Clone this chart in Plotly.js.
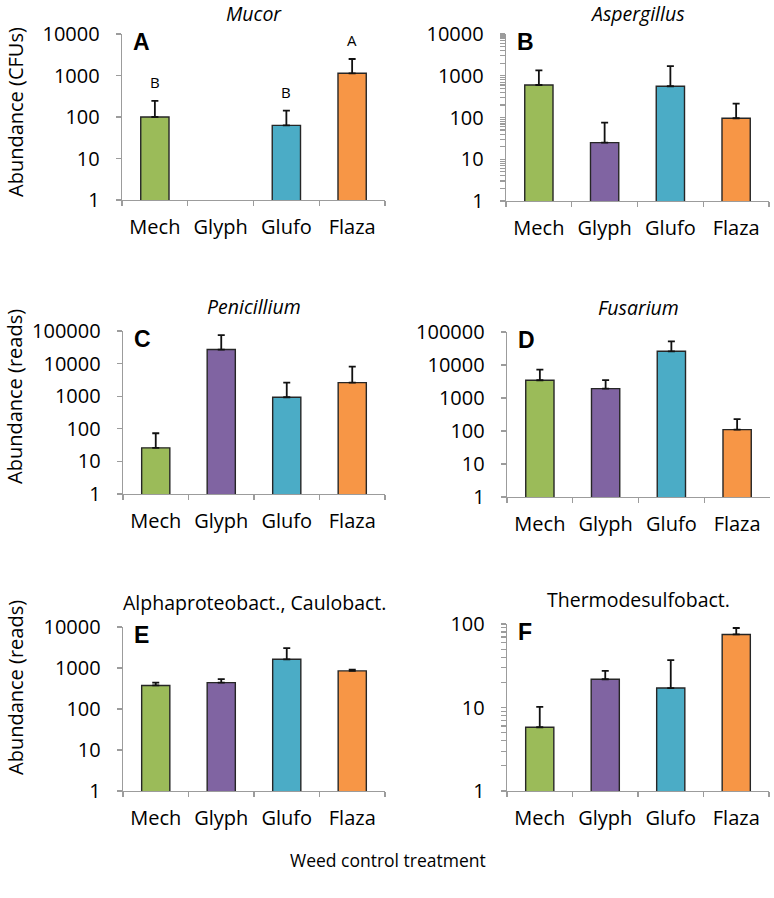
<!DOCTYPE html>
<html>
<head>
<meta charset="utf-8">
<script src="https://cdn.plot.ly/plotly-3.0.1.min.js"></script>
<style>
html,body{margin:0;padding:0;background:#fff;}
#chart{width:774px;height:898px;}
</style>
</head>
<body>
<div id="chart"></div>
<script>
// ---------- data ----------
const categories = ['Mech', 'Glyph', 'Glufo', 'Flaza'];
const barColors = ['#9BBB59', '#8064A2', '#4BACC6', '#F79646'];

const mucorMean = [100, null, 63, 1130];
const mucorErr = [145, null, 79, 1370];
const mucorLetters = ['B', '', 'B', 'A'];

const aspergillusMean = [600, 25, 560, 96];
const aspergillusErr = [750, 50, 1140, 119];

const penicilliumMean = [26, 27000, 930, 2600];
const penicilliumErr = [47, 48000, 1670, 5500];

const fusariumMean = [3450, 1920, 26000, 110];
const fusariumErr = [3750, 1580, 26000, 120];

const alphaMean = [375, 440, 1630, 850];
const alphaErr = [65, 95, 1440, 65];

const thermoMean = [5.8, 21.8, 17.1, 75];
const thermoErr = [4.4, 5.7, 19.8, 14.5];

const panelTitles = ['Mucor', 'Aspergillus', 'Penicillium', 'Fusarium', 'Alphaproteobact., Caulobact.', 'Thermodesulfobact.'];
const titleItalic = [true, true, true, true, false, false];
const panelLetters = ['A', 'B', 'C', 'D', 'E', 'F'];
const yTitles = ['Abundance (CFUs)', 'Abundance (reads)', 'Abundance (reads)'];
const xTitle = 'Weed control treatment';

const ticks4 = [1, 10, 100, 1000, 10000];
const ticks5 = [1, 10, 100, 1000, 10000, 100000];
const ticks2 = [1, 10, 100];
const tickText4 = ['1', '10', '100', '1000', '10000'];
const tickText5 = ['1', '10', '100', '1000', '10000', '100000'];
const tickText2 = ['1', '10', '100'];

// ---------- layout (pixel boxes of each panel) ----------
const W = 774, H = 898;
const boxes = [
  {x0: 122, x1: 385, y0: 34, y1: 200},
  {x0: 506, x1: 769, y0: 34, y1: 201},
  {x0: 123, x1: 385, y0: 331, y1: 494},
  {x0: 507, x1: 770, y0: 332, y1: 497},
  {x0: 123, x1: 385, y0: 627, y1: 791},
  {x0: 507, x1: 769, y0: 624, y1: 791}
];
const panels = [
  {mean: mucorMean, err: mucorErr, tv: ticks4, tt: tickText4, minor: false, letters: mucorLetters},
  {mean: aspergillusMean, err: aspergillusErr, tv: ticks4, tt: tickText4, minor: true},
  {mean: penicilliumMean, err: penicilliumErr, tv: ticks5, tt: tickText5, minor: false},
  {mean: fusariumMean, err: fusariumErr, tv: ticks5, tt: tickText5, minor: false},
  {mean: alphaMean, err: alphaErr, tv: ticks4, tt: tickText4, minor: false},
  {mean: thermoMean, err: thermoErr, tv: ticks2, tt: tickText2, minor: true}
];

const FONT = 'Open Sans, Lato, sans-serif';
const AXIS_COLOR = '#9c9c9c';
const traces = [];
const layout = {
  width: W, height: H,
  margin: {l: 0, r: 0, t: 0, b: 0},
  paper_bgcolor: '#fff', plot_bgcolor: '#fff',
  showlegend: false,
  bargap: 0.57,
  font: {family: FONT, size: 20, color: '#000'},
  annotations: []
};

// unlabeled minor tick positions (2..9 within each decade of the major ticks)
function withMinor(major, labels) {
  const vals = major.slice();
  const text = labels.slice();
  for (let j = 0; j < major.length - 1; j++) {
    for (let m = 2; m <= 9; m++) { vals.push(major[j] * m); text.push(''); }
  }
  return {vals, text};
}

panels.forEach((p, i) => {
  const n = i + 1;
  const xa = n === 1 ? 'x' : 'x' + n;
  const ya = n === 1 ? 'y' : 'y' + n;
  const xKey = n === 1 ? 'xaxis' : 'xaxis' + n;
  const yKey = n === 1 ? 'yaxis' : 'yaxis' + n;
  const b = boxes[i];

  traces.push({
    type: 'bar',
    x: categories,
    y: p.mean,
    xaxis: xa, yaxis: ya,
    marker: {color: barColors, line: {color: '#262626', width: 1.4}},
    error_y: {
      type: 'data', symmetric: false,
      array: p.err, arrayminus: p.err.map(() => 0),
      color: '#111', thickness: 1.8, width: 3.5
    },
    hoverinfo: 'x+y'
  });

  layout[xKey] = {
    domain: [b.x0 / W, b.x1 / W],
    anchor: ya,
    type: 'category',
    range: [-0.5, 3.5],
    showline: true, linecolor: AXIS_COLOR, linewidth: 1.3,
    ticks: 'outside', tickson: 'boundaries', ticklen: 5, tickcolor: AXIS_COLOR, tickwidth: 1.3,
    showgrid: false, zeroline: false,
    tickfont: {family: FONT, size: 20, color: '#000'},
    ticklabelstandoff: 9,
    fixedrange: true
  };
  const ymax = Math.log10(p.tv[p.tv.length - 1]);
  const t = p.minor ? withMinor(p.tv, p.tt) : {vals: p.tv, text: p.tt};
  layout[yKey] = {
    domain: [1 - b.y1 / H, 1 - b.y0 / H],
    anchor: xa,
    type: 'log',
    range: [0, ymax],
    showline: true, linecolor: AXIS_COLOR, linewidth: 1.3,
    ticks: 'outside', ticklen: 5, tickcolor: AXIS_COLOR, tickwidth: 1.2,
    tickmode: 'array', tickvals: t.vals, ticktext: t.text,
    showgrid: false, zeroline: false,
    tickfont: {family: FONT, size: 20, color: '#000'},
    ticklabelstandoff: 12,
    fixedrange: true
  };

  // panel title
  layout.annotations.push({
    xref: xa + ' domain', yref: ya + ' domain',
    x: 0.5, y: 1, yshift: (i < 2 ? 20.5 : 25), xanchor: 'center', yanchor: 'middle',
    text: panelTitles[i], showarrow: false,
    font: {family: FONT, size: 19.5, color: '#000', style: titleItalic[i] ? 'italic' : 'normal'}
  });
  // panel letter
  layout.annotations.push({
    xref: xa + ' domain', yref: ya + ' domain',
    x: 0, y: 1, xshift: 9, yshift: -8, xanchor: 'left', yanchor: 'middle',
    text: '<b>' + panelLetters[i] + '</b>', showarrow: false,
    font: {family: 'Liberation Sans, Arial, sans-serif', size: 23, color: '#000'}
  });
  // significance letters
  if (p.letters) {
    p.letters.forEach((L, k) => {
      if (!L || p.mean[k] == null) return;
      layout.annotations.push({
        xref: xa, yref: ya,
        x: categories[k], y: Math.log10(p.mean[k] + p.err[k]),
        yshift: 7, xanchor: 'center', yanchor: 'bottom',
        text: L, showarrow: false,
        font: {family: FONT, size: 15, color: '#000'}
      });
    });
  }
});

// y-axis titles (one per row)
const yTitlePos = [112, 397, 688];
yTitles.forEach((t, r) => {
  layout.annotations.push({
    xref: 'paper', yref: 'paper',
    x: 15 / W, y: 1 - yTitlePos[r] / H, xanchor: 'center', yanchor: 'middle',
    textangle: -90, text: t, showarrow: false,
    font: {family: FONT, size: 20, color: '#000'}
  });
});
// common x title
layout.annotations.push({
  xref: 'paper', yref: 'paper',
  x: 388 / W, y: 1 - 860 / H, xanchor: 'center', yanchor: 'middle',
  text: xTitle, showarrow: false,
  font: {family: FONT, size: 17.5, color: '#000'}
});

Plotly.newPlot('chart', traces, layout, {displayModeBar: false, staticPlot: true});
</script>
</body>
</html>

### Your objective:
Make an exact copy of the data, leaving its pictures out.

### Exercise answer:
Clone this chart in Plotly.js.
<!DOCTYPE html>
<html>
<head>
<meta charset="utf-8">
<script src="https://cdn.plot.ly/plotly-3.0.1.min.js"></script>
<style>
html,body{margin:0;padding:0;background:#fff;}
#chart{width:774px;height:898px;}
</style>
</head>
<body>
<div id="chart"></div>
<script>
// ---------- data ----------
const categories = ['Mech', 'Glyph', 'Glufo', 'Flaza'];
const barColors = ['#9BBB59', '#8064A2', '#4BACC6', '#F79646'];

const mucorMean = [100, null, 63, 1130];
const mucorErr = [145, null, 79, 1370];
const mucorLetters = ['B', '', 'B', 'A'];

const aspergillusMean = [600, 25, 560, 96];
const aspergillusErr = [750, 50, 1140, 119];

const penicilliumMean = [26, 27000, 930, 2600];
const penicilliumErr = [47, 48000, 1670, 5500];

const fusariumMean = [3450, 1920, 26000, 110];
const fusariumErr = [3750, 1580, 26000, 120];

const alphaMean = [375, 440, 1630, 850];
const alphaErr = [65, 95, 1440, 65];

const thermoMean = [5.8, 21.8, 17.1, 75];
const thermoErr = [4.4, 5.7, 19.8, 14.5];

const panelTitles = ['Mucor', 'Aspergillus', 'Penicillium', 'Fusarium', 'Alphaproteobact., Caulobact.', 'Thermodesulfobact.'];
const titleItalic = [true, true, true, true, false, false];
const panelLetters = ['A', 'B', 'C', 'D', 'E', 'F'];
const yTitles = ['Abundance (CFUs)', 'Abundance (reads)', 'Abundance (reads)'];
const xTitle = 'Weed control treatment';

const ticks4 = [1, 10, 100, 1000, 10000];
const ticks5 = [1, 10, 100, 1000, 10000, 100000];
const ticks2 = [1, 10, 100];
const tickText4 = ['1', '10', '100', '1000', '10000'];
const tickText5 = ['1', '10', '100', '1000', '10000', '100000'];
const tickText2 = ['1', '10', '100'];

// ---------- layout (pixel boxes of each panel) ----------
const W = 774, H = 898;
const boxes = [
  {x0: 122, x1: 385, y0: 34, y1: 200},
  {x0: 506, x1: 769, y0: 34, y1: 201},
  {x0: 123, x1: 385, y0: 331, y1: 494},
  {x0: 507, x1: 770, y0: 332, y1: 497},
  {x0: 123, x1: 385, y0: 627, y1: 791},
  {x0: 507, x1: 769, y0: 624, y1: 791}
];
const panels = [
  {mean: mucorMean, err: mucorErr, tv: ticks4, tt: tickText4, minor: false, letters: mucorLetters},
  {mean: aspergillusMean, err: aspergillusErr, tv: ticks4, tt: tickText4, minor: true},
  {mean: penicilliumMean, err: penicilliumErr, tv: ticks5, tt: tickText5, minor: false},
  {mean: fusariumMean, err: fusariumErr, tv: ticks5, tt: tickText5, minor: false},
  {mean: alphaMean, err: alphaErr, tv: ticks4, tt: tickText4, minor: false},
  {mean: thermoMean, err: thermoErr, tv: ticks2, tt: tickText2, minor: true}
];

const FONT = 'Open Sans, Lato, sans-serif';
const AXIS_COLOR = '#9c9c9c';
const traces = [];
const layout = {
  width: W, height: H,
  margin: {l: 0, r: 0, t: 0, b: 0},
  paper_bgcolor: '#fff', plot_bgcolor: '#fff',
  showlegend: false,
  bargap: 0.57,
  font: {family: FONT, size: 20, color: '#000'},
  annotations: []
};

// unlabeled minor tick positions (2..9 within each decade of the major ticks)
function withMinor(major, labels) {
  const vals = major.slice();
  const text = labels.slice();
  for (let j = 0; j < major.length - 1; j++) {
    for (let m = 2; m <= 9; m++) { vals.push(major[j] * m); text.push(''); }
  }
  return {vals, text};
}

panels.forEach((p, i) => {
  const n = i + 1;
  const xa = n === 1 ? 'x' : 'x' + n;
  const ya = n === 1 ? 'y' : 'y' + n;
  const xKey = n === 1 ? 'xaxis' : 'xaxis' + n;
  const yKey = n === 1 ? 'yaxis' : 'yaxis' + n;
  const b = boxes[i];

  traces.push({
    type: 'bar',
    x: categories,
    y: p.mean,
    xaxis: xa, yaxis: ya,
    marker: {color: barColors, line: {color: '#262626', width: 1.4}},
    error_y: {
      type: 'data', symmetric: false,
      array: p.err, arrayminus: p.err.map(() => 0),
      color: '#111', thickness: 1.8, width: 3.5
    },
    hoverinfo: 'x+y'
  });

  layout[xKey] = {
    domain: [b.x0 / W, b.x1 / W],
    anchor: ya,
    type: 'category',
    range: [-0.5, 3.5],
    showline: true, linecolor: AXIS_COLOR, linewidth: 1.3,
    ticks: 'outside', tickson: 'boundaries', ticklen: 5, tickcolor: AXIS_COLOR, tickwidth: 1.3,
    showgrid: false, zeroline: false,
    tickfont: {family: FONT, size: 20, color: '#000'},
    ticklabelstandoff: 9,
    fixedrange: true
  };
  const ymax = Math.log10(p.tv[p.tv.length - 1]);
  const t = p.minor ? withMinor(p.tv, p.tt) : {vals: p.tv, text: p.tt};
  layout[yKey] = {
    domain: [1 - b.y1 / H, 1 - b.y0 / H],
    anchor: xa,
    type: 'log',
    range: [0, ymax],
    showline: true, linecolor: AXIS_COLOR, linewidth: 1.3,
    ticks: 'outside', ticklen: 5, tickcolor: AXIS_COLOR, tickwidth: 1.2,
    tickmode: 'array', tickvals: t.vals, ticktext: t.text,
    showgrid: false, zeroline: false,
    tickfont: {family: FONT, size: 20, color: '#000'},
    ticklabelstandoff: 12,
    fixedrange: true
  };

  // panel title
  layout.annotations.push({
    xref: xa + ' domain', yref: ya + ' domain',
    x: 0.5, y: 1, yshift: (i < 2 ? 20.5 : 25), xanchor: 'center', yanchor: 'middle',
    text: panelTitles[i], showarrow: false,
    font: {family: FONT, size: 19.5, color: '#000', style: titleItalic[i] ? 'italic' : 'normal'}
  });
  // panel letter
  layout.annotations.push({
    xref: xa + ' domain', yref: ya + ' domain',
    x: 0, y: 1, xshift: 9, yshift: -8, xanchor: 'left', yanchor: 'middle',
    text: '<b>' + panelLetters[i] + '</b>', showarrow: false,
    font: {family: 'Liberation Sans, Arial, sans-serif', size: 23, color: '#000'}
  });
  // significance letters
  if (p.letters) {
    p.letters.forEach((L, k) => {
      if (!L || p.mean[k] == null) return;
      layout.annotations.push({
        xref: xa, yref: ya,
        x: categories[k], y: Math.log10(p.mean[k] + p.err[k]),
        yshift: 7, xanchor: 'center', yanchor: 'bottom',
        text: L, showarrow: false,
        font: {family: FONT, size: 15, color: '#000'}
      });
    });
  }
});

// y-axis titles (one per row)
const yTitlePos = [112, 397, 688];
yTitles.forEach((t, r) => {
  layout.annotations.push({
    xref: 'paper', yref: 'paper',
    x: 15 / W, y: 1 - yTitlePos[r] / H, xanchor: 'center', yanchor: 'middle',
    textangle: -90, text: t, showarrow: false,
    font: {family: FONT, size: 20, color: '#000'}
  });
});
// common x title
layout.annotations.push({
  xref: 'paper', yref: 'paper',
  x: 388 / W, y: 1 - 860 / H, xanchor: 'center', yanchor: 'middle',
  text: xTitle, showarrow: false,
  font: {family: FONT, size: 17.5, color: '#000'}
});

Plotly.newPlot('chart', traces, layout, {displayModeBar: false, staticPlot: true});
</script>
</body>
</html>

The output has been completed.